The Right to Counsel for Unaccompanied Minors

Img-caroline-bettinger-lopez

Caroline Bettinger-López on Jotwell favorably reviews Shani M. King, Alone and Unrepresented: A Call to Congress to Provide Counsel for Unaccompanied Minors, 50 Harv. J. Legis. 331 (2013). She writes:

"Some of the summer’s biggest news headlines focused on the surge of children from Guatemala, El Salvador, and Honduras who, fleeing widespread violence and extreme poverty, have crossed the U.S.-Mexico border to seek refuge in the United States.1 The border crisis has sparked a highly politicized debate, with compromise solutions shifting steadily to the right. The most recent bipartisan proposal would, in many cases, require detention of minors (in violation of the 1997 Flores v. Reno settlement requiring the release of migrant children, when possible, to relatives or foster care) and result in rapid deportations without due process.

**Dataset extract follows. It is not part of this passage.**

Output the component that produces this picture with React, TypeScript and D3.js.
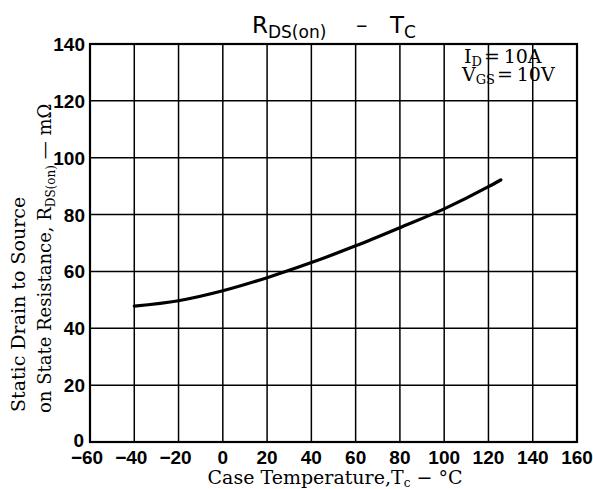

Within this contemporary context, Shani King’s Alone and Unrepresented: A Call to Congress to Provide Counsel for Unaccompanied Minors, provides a fresh perspective on the issue. King argues that three constellations of international and regional human rights standards—children’s rights, immigrants’ rights, and the right to civil counsel—should be interpreted together to provide the right to free legal counsel for unaccompanied minors in immigration proceedings."